Fort Santiago - History

History

The location of Fort Santiago was once the site of a palisaded fort, armed with bronze guns, of Rajah Sulaiman, a Muslim chieftain of pre-Hispanic Manila. It was destroyed by maestre de campo (master-of-camp) Martin de Goiti who, upon arriving in 1570 from Cebu, fought several battles with the Islamic natives. The Spaniards started building Fort Santiago (Fuerza de Santiago) after the establishment of the city of Manila under Spanish rule on June 24, 1571, and made Manila the capital of the newly colonized country.

The first fort was a structure of palm logs and earth. Most of it was destroyed when the city was invaded by Chinese pirates led by Limahong. Martin de Goiti was killed during the siege. After a fierce conflict, the Spaniards under the leadership of Juan de Salcedo, eventually drove the pirates out to Pangasinan province to the north, and eventually out of the country.

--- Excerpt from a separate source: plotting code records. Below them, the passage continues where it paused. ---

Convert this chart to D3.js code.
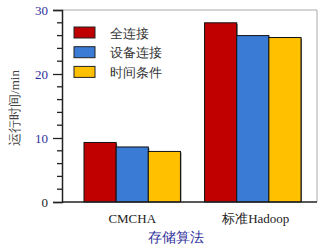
<!DOCTYPE html>
<html>
<head>
<meta charset="utf-8">
<script src="https://cdn.jsdelivr.net/npm/d3@7"></script>
<style>
body { margin: 0; background: #fff; }
svg { display: block; }
</style>
</head>
<body>
<div id="chart"></div>
<script>
// data
const categories = ["CMCHA", "标准Hadoop"];
const seriesNames = ["全连接", "设备连接", "时间条件"];
const seriesColors = ["#c00000", "#3a7bd5", "#ffc000"];
const fullConn = [9.3, 28.0];
const deviceConn = [8.6, 26.0];
const timeCond = [7.9, 25.7];
const yTicks = [0, 10, 20, 30];

const W = 321, H = 248;
const margin = { top: 10, right: 4, bottom: 46, left: 62 };

const svg = d3.select("#chart").append("svg")
    .attr("width", W)
    .attr("height", H)
    .style("font-family", "'Liberation Serif', 'DejaVu Serif', serif");

const y = d3.scaleLinear()
    .domain([0, 30])
    .range([H - margin.bottom, margin.top])

const x0 = d3.scaleBand()
    .domain(categories)
    .range([84, 301])
    .paddingInner(0.2)

const x1 = d3.scaleBand()
    .domain(seriesNames)
    .range([0, x0.bandwidth()])

const values = [fullConn, deviceConn, timeCond];
const rows = [];
categories.forEach((c, i) => {
    seriesNames.forEach((s, j) => {
        rows.push({ cat: c, name: s, value: values[j][i], color: seriesColors[j] })
    })
})

// frame top/right
svg.append("path")
    .attr("d", `M${margin.left},${margin.top}H${W - margin.right}V${H - margin.bottom}`)
    .attr("fill", "none")
    .attr("stroke", "#aaa")
    .attr("stroke-width", 1)

// bars (with a thin shadow on the right)
const bars = svg.append("g")
bars.selectAll("rect.shadow")
    .data(rows)
    .join("rect")
    .attr("class", "shadow")
    .attr("x", d => x0(d.cat) + x1(d.name) + 1)
    .attr("y", d => y(d.value) + 1)
    .attr("width", x1.bandwidth())
    .attr("height", d => y(0) - y(d.value) - 1)
    .attr("fill", "#666")
bars.selectAll("rect.bar")
    .data(rows)
    .join("rect")
    .attr("class", "bar")
    .attr("x", d => x0(d.cat) + x1(d.name))
    .attr("y", d => y(d.value))
    .attr("width", x1.bandwidth())
    .attr("height", d => y(0) - y(d.value))
    .attr("fill", d => d.color)
    .attr("stroke", "#111")
    .attr("stroke-width", 1)

// y axis
const yAxis = svg.append("g")
    .attr("transform", `translate(${margin.left},0)`)
    .call(d3.axisLeft(y).tickValues(yTicks).tickSize(9).tickPadding(5))
yAxis.select(".domain").attr("stroke", "#222").attr("stroke-width", 1.5)
yAxis.selectAll(".tick line").attr("stroke", "#222").attr("stroke-width", 1.3)
yAxis.selectAll(".tick text")
    .attr("font-size", 13)
    .attr("font-family", "'Liberation Serif', serif")
    .attr("fill", d => d === 0 ? "#222" : "#2e2e9a")

const minor = d3.range(0, 31, 2).filter(v => v % 10 !== 0);
svg.append("g")
    .selectAll("line")
    .data(minor)
    .join("line")
    .attr("x1", margin.left - 5)
    .attr("x2", margin.left)
    .attr("y1", d => y(d))
    .attr("y2", d => y(d))
    .attr("stroke", "#222")
    .attr("stroke-width", 1.3)

// x axis line
svg.append("line")
    .attr("x1", margin.left)
    .attr("x2", W - margin.right)
    .attr("y1", y(0))
    .attr("y2", y(0))
    .attr("stroke", "#222")
    .attr("stroke-width", 1.5)

// category labels
svg.append("g")
    .selectAll("text")
    .data(categories)
    .join("text")
    .attr("x", d => x0(d) + x0.bandwidth() / 2 + (d === "CMCHA" ? 0 : 3))
    .attr("y", 223)
    .attr("text-anchor", "middle")
    .attr("font-size", 13)
    .attr("fill", "#222")
    .text(d => d)

// axis titles
svg.append("text")
    .attr("x", 176)
    .attr("y", 242)
    .attr("text-anchor", "middle")
    .attr("font-size", 14)
    .attr("fill", "#2e2e9a")
    .text("存储算法")

svg.append("text")
    .attr("transform", `translate(19,108) rotate(-90)`)
    .attr("text-anchor", "middle")
    .attr("font-size", 13)
    .attr("fill", "#444")
    .text("运行时间/min")

// legend
const legend = svg.append("g")
    .selectAll("g")
    .data(seriesNames)
    .join("g")
    .attr("transform", (d, i) => `translate(74,${27 + i * 19.7})`)
legend.append("rect")
    .attr("width", 21)
    .attr("height", 11)
    .attr("fill", (d, i) => seriesColors[i])
    .attr("stroke", "#222")
    .attr("stroke-width", 1)
legend.append("text")
    .attr("x", 36)
    .attr("y", 10.5)
    .attr("font-size", 13)
    .attr("fill", "#333")
    .text(d => d)
</script>
</body>
</html>
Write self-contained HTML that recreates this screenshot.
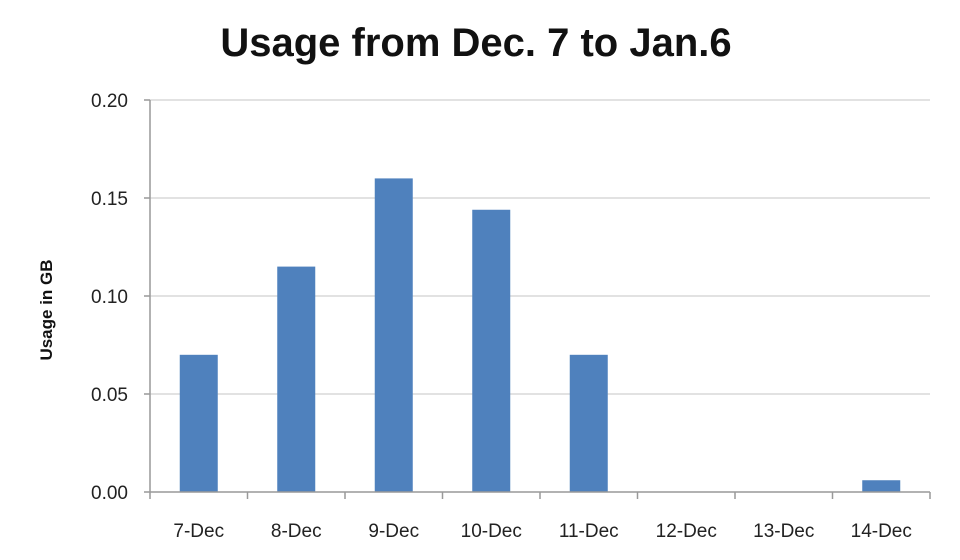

The construction of Fort Santiago with hard stone, together with the original fortified walls of Intramuros, commenced in 1590 and finished in 1593 during the reign of Gómez Pérez Dasmariñas. The stones used were volcanic tuff quarried from Guadalupe (now Gualupe Viejo in Makati). The fort as Dasmariñas left it consisted of a castellated structure without towers, trapezoidal in trace, its straight gray front projecting into the river mouth. Arches supported an open gun platform above, named the battery of Santa Barbara, the patron saint of all good artillerymen. These arches formed casemates which afforded a lower tier of fire through embrasures. Curtain walls of simplest character, without counter forts or interior buttresses, extended the flanks to a fourth front facing the city.

In 1714, the ornate gate of Fort Santiago was erected together with some military barracks. The Luzon earthquakes of 1880, which destroyed much of the city of Manila, destroyed the front edifice of the fort changing its character.

During the leadership of Fernándo Valdés y Tamon in the 1730s, a large semicircular gun platform to the front called media naranja (half orange) and another of lesser dimensions to the river flank were added to the Bastion of Santa Barbara. The casemates were then filled in and embrasures closed. He also changed the curtain wall facing cityward to a bastioned front. A lower parapet, bordering the interior moat, connects the two bastions.